◆ What is asked
Locate all lines with the word "this". Copy them.

[start]

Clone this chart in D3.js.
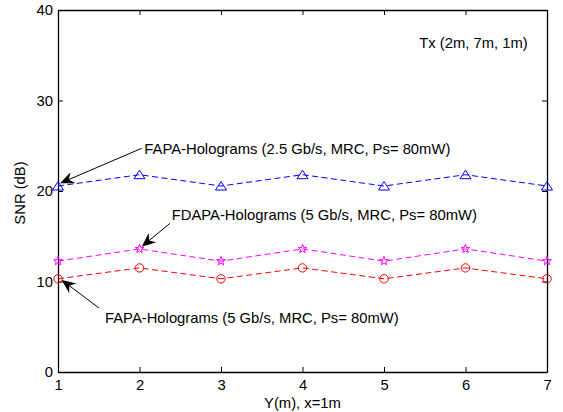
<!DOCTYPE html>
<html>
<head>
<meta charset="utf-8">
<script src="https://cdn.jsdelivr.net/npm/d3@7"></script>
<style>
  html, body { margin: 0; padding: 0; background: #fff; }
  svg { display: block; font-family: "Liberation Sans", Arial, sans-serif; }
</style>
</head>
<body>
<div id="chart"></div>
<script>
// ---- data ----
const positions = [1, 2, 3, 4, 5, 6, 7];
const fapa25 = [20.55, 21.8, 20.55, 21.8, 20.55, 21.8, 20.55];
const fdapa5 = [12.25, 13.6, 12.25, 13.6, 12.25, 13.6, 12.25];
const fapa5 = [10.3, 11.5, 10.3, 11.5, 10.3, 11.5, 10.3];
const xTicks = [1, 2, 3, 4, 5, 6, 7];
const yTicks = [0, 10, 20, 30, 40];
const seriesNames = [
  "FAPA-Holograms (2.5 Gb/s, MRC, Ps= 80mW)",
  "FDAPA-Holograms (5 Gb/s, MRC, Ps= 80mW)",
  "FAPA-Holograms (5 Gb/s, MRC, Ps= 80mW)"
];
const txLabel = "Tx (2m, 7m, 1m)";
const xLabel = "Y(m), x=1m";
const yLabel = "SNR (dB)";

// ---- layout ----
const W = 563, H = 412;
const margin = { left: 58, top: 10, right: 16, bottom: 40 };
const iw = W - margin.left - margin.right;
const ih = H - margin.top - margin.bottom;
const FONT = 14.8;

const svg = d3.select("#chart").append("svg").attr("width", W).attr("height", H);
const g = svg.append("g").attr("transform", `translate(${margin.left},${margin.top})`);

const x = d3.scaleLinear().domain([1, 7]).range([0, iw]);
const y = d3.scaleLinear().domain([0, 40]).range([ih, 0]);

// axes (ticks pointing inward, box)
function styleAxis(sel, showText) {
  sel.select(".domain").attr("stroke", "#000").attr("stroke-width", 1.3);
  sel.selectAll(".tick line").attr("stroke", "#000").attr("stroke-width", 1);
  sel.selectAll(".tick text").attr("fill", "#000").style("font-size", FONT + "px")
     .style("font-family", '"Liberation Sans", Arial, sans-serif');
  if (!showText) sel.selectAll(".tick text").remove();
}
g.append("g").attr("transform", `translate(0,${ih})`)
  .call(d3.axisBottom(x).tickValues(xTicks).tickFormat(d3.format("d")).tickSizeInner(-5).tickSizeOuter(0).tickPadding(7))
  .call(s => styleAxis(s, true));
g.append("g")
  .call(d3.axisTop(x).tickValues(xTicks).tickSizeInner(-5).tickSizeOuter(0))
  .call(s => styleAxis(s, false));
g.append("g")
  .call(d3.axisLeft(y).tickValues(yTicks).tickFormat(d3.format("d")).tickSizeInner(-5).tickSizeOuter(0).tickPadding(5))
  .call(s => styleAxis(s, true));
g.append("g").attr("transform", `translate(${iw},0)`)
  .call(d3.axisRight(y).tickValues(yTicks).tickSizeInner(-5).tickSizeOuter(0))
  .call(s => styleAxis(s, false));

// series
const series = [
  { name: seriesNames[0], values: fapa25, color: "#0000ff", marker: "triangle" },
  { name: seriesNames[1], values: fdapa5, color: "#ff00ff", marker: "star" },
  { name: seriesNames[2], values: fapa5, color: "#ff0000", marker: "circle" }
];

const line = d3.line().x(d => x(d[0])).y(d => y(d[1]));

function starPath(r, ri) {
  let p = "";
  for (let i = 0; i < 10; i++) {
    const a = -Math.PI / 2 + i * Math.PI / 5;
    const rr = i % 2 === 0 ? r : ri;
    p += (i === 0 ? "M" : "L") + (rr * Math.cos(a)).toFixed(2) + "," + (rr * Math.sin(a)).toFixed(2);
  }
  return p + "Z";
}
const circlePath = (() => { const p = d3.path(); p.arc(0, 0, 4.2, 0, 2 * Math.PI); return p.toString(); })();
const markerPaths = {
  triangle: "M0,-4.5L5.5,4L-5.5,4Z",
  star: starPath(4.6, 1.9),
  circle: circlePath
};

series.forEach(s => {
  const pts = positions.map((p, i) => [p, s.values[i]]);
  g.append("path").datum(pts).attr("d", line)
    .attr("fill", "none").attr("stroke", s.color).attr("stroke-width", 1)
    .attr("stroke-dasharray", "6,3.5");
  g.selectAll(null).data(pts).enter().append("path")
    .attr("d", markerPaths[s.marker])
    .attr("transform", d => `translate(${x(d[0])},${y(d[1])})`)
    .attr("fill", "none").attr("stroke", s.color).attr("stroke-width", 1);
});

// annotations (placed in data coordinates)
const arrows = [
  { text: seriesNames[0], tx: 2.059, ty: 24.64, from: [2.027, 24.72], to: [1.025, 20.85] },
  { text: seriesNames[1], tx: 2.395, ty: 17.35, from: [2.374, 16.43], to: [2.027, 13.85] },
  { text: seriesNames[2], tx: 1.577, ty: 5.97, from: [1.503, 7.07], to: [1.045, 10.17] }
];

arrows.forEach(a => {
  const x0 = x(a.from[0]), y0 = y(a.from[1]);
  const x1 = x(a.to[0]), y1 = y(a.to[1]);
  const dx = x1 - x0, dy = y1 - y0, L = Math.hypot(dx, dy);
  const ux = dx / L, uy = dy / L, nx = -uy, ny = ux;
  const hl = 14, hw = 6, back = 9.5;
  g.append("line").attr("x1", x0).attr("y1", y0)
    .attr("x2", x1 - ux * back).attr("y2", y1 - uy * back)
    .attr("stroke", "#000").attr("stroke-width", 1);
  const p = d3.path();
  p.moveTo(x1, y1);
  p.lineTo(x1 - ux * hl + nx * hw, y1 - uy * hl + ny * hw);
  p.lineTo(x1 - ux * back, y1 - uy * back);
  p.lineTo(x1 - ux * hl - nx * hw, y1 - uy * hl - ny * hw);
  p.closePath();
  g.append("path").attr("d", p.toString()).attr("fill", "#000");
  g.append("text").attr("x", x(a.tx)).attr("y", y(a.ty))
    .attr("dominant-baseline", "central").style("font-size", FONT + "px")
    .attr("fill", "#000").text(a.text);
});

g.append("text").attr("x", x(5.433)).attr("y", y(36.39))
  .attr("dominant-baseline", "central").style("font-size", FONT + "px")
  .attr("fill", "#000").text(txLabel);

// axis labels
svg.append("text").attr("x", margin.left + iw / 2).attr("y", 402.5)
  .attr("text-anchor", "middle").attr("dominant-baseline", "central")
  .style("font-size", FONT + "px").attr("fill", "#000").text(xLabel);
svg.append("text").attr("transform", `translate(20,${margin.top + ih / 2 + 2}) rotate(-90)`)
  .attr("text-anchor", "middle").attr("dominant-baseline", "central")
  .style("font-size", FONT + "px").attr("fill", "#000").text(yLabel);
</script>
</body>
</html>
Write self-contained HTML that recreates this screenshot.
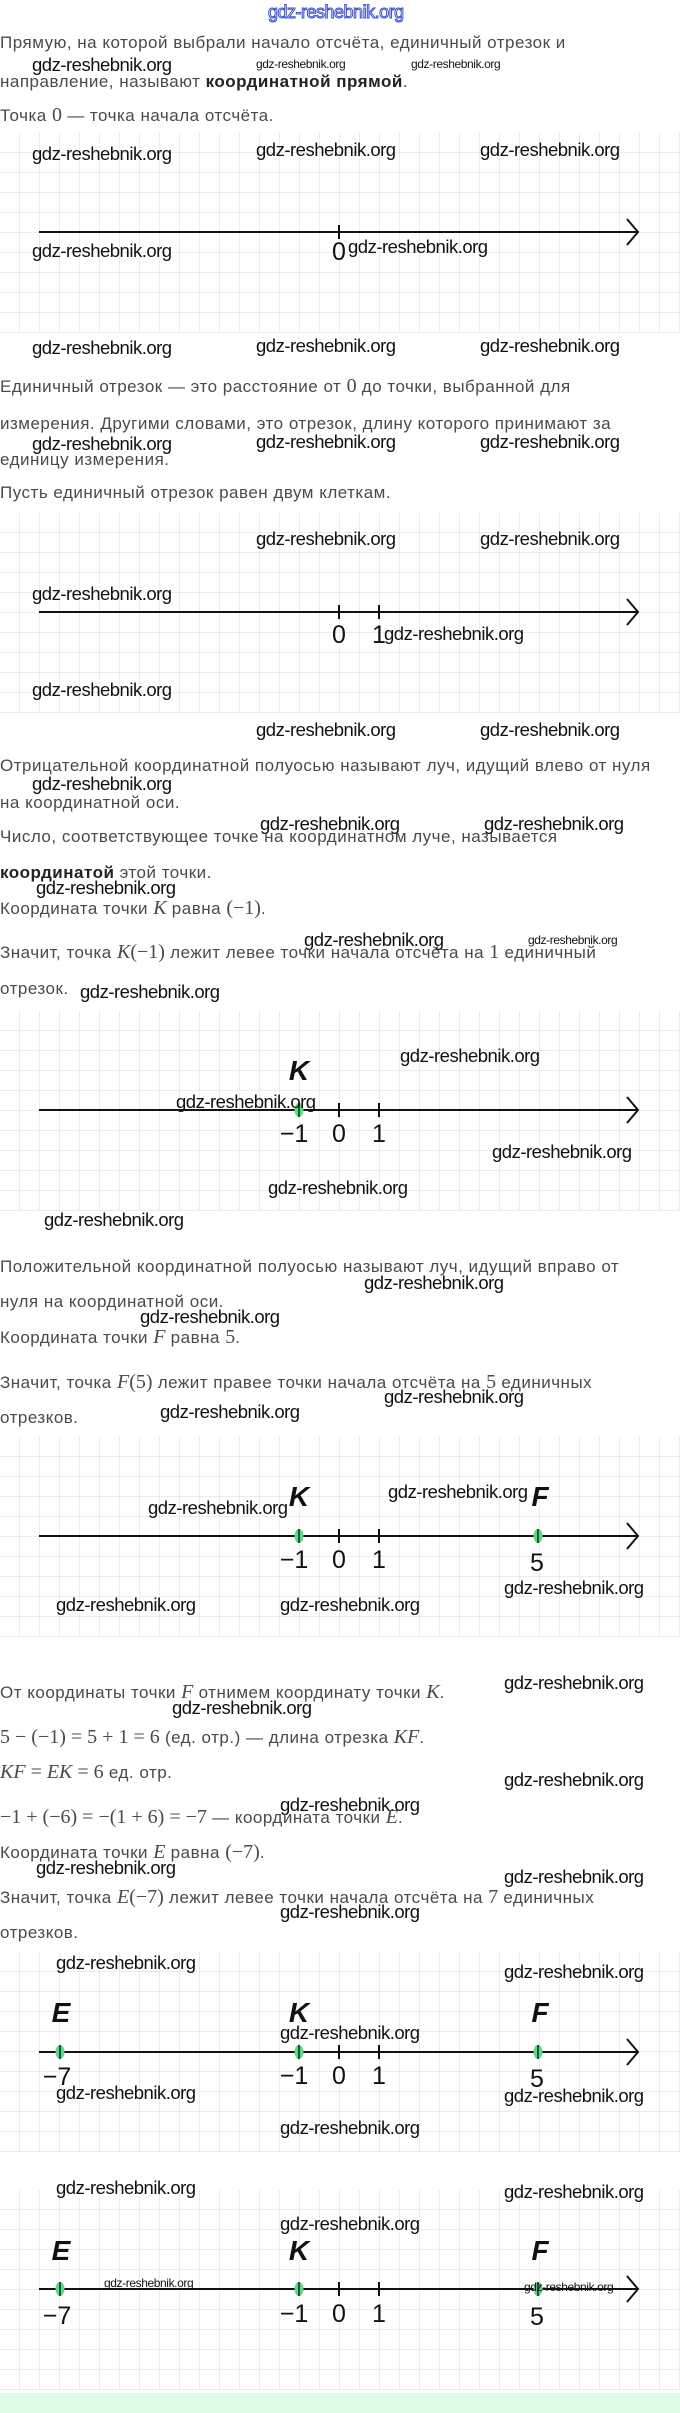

[end]

◆ Answer to the problem
Clone this chart in D3.js.
Write self-contained HTML that recreates this screenshot.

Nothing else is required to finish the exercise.